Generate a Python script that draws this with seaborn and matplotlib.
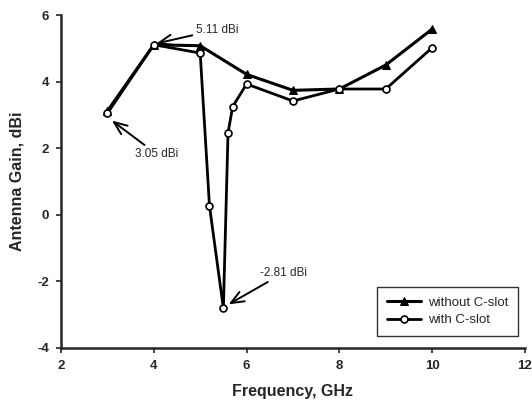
import numpy as np
import pandas as pd
import matplotlib
matplotlib.use('Agg')
import matplotlib.pyplot as plt
import seaborn as sns

# ── DATA ─────────────────────────────────────────────────────────────────────
freq_without = [3, 4, 5, 6, 7, 8, 9, 10]
gain_without = [3.12, 5.11, 5.08, 4.22, 3.74, 3.78, 4.50, 5.58]

freq_with = [3, 4, 5, 5.2, 5.5, 5.6, 5.7, 6, 7, 8, 9, 10]
gain_with = [3.05, 5.11, 4.86, 0.27, -2.81, 2.46, 3.25, 3.93, 3.42, 3.78, 3.78, 5.02]

x_ticks = [2, 4, 6, 8, 10, 12]
y_ticks = [-4, -2, 0, 2, 4, 6]

sns.set_style('ticks')
plt.rcParams['font.family'] = ['Liberation Sans', 'DejaVu Sans']
plt.rcParams['axes.unicode_minus'] = False

fig = plt.figure(figsize=(5.32, 4.03), dpi=100)
ax = fig.add_axes([0.1147, 0.1365, 0.872, 0.826])

df_wo = pd.DataFrame({'f': freq_without, 'g': gain_without})
df_w = pd.DataFrame({'f': freq_with, 'g': gain_with})

sns.lineplot(data=df_wo, x='f', y='g', ax=ax, color='black', lw=2.2,
             marker='^', markersize=5.5, markerfacecolor='black',
             markeredgecolor='black', label='without C-slot', sort=False)
sns.lineplot(data=df_w, x='f', y='g', ax=ax, color='black', lw=2.0,
             marker='o', markersize=5, markerfacecolor='white',
             markeredgecolor='black', markeredgewidth=1.2,
             label='with C-slot', sort=False)

ax.set_xlim(2, 12)
ax.set_ylim(-4, 6)
ax.set_xticks(x_ticks)
ax.set_yticks(y_ticks)
ax.tick_params(direction='out', length=3.5, width=1.2, labelsize=9.5, pad=5)
for lab in ax.get_xticklabels() + ax.get_yticklabels():
    lab.set_fontweight('bold')
sns.despine(ax=ax)
ax.spines['left'].set_linewidth(1.8)
ax.spines['bottom'].set_linewidth(1.8)

ax.set_xlabel('Frequency, GHz', fontsize=11.5, fontweight='bold', labelpad=9)
ax.set_ylabel('Antenna Gain, dBi', fontsize=11.5, fontweight='bold', labelpad=9)

arrow = dict(arrowstyle='->,head_length=1.1,head_width=0.45', color='black',
             lw=1.4, shrinkA=0, shrinkB=2)
ax.annotate('5.11 dBi', xy=(4.0, 5.13), xytext=(4.9, 5.56), fontsize=8.5,
            va='center', ha='left', arrowprops=arrow, annotation_clip=False)
ax.annotate('3.05 dBi', xy=(3.05, 2.88), xytext=(3.6, 1.82), fontsize=8.5,
            va='center', ha='left', arrowprops=arrow)
ax.annotate('-2.81 dBi', xy=(5.56, -2.73), xytext=(6.3, -1.74), fontsize=8.5,
            va='center', ha='left', arrowprops=arrow)

leg = ax.legend(loc='lower right', bbox_to_anchor=(0.985, 0.035), fontsize=9.5,
                frameon=True, fancybox=False, handlelength=2.6,
                borderpad=0.75, labelspacing=0.4, handletextpad=0.5,
                borderaxespad=0)
leg.get_frame().set_edgecolor('black')
leg.get_frame().set_linewidth(1.0)

plt.savefig('out.png', dpi=100)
__________________________________________________
Please reproduce the listing exactly from its opening line through the line that contains "ax = fig.add_axes([0.1147, 0.1365, 0.872, 0.826])", both included, with all pictures omitted.

Generate a Python script that draws this with seaborn and matplotlib.
import numpy as np
import pandas as pd
import matplotlib
matplotlib.use('Agg')
import matplotlib.pyplot as plt
import seaborn as sns

# ── DATA ─────────────────────────────────────────────────────────────────────
freq_without = [3, 4, 5, 6, 7, 8, 9, 10]
gain_without = [3.12, 5.11, 5.08, 4.22, 3.74, 3.78, 4.50, 5.58]

freq_with = [3, 4, 5, 5.2, 5.5, 5.6, 5.7, 6, 7, 8, 9, 10]
gain_with = [3.05, 5.11, 4.86, 0.27, -2.81, 2.46, 3.25, 3.93, 3.42, 3.78, 3.78, 5.02]

x_ticks = [2, 4, 6, 8, 10, 12]
y_ticks = [-4, -2, 0, 2, 4, 6]

sns.set_style('ticks')
plt.rcParams['font.family'] = ['Liberation Sans', 'DejaVu Sans']
plt.rcParams['axes.unicode_minus'] = False

fig = plt.figure(figsize=(5.32, 4.03), dpi=100)
ax = fig.add_axes([0.1147, 0.1365, 0.872, 0.826])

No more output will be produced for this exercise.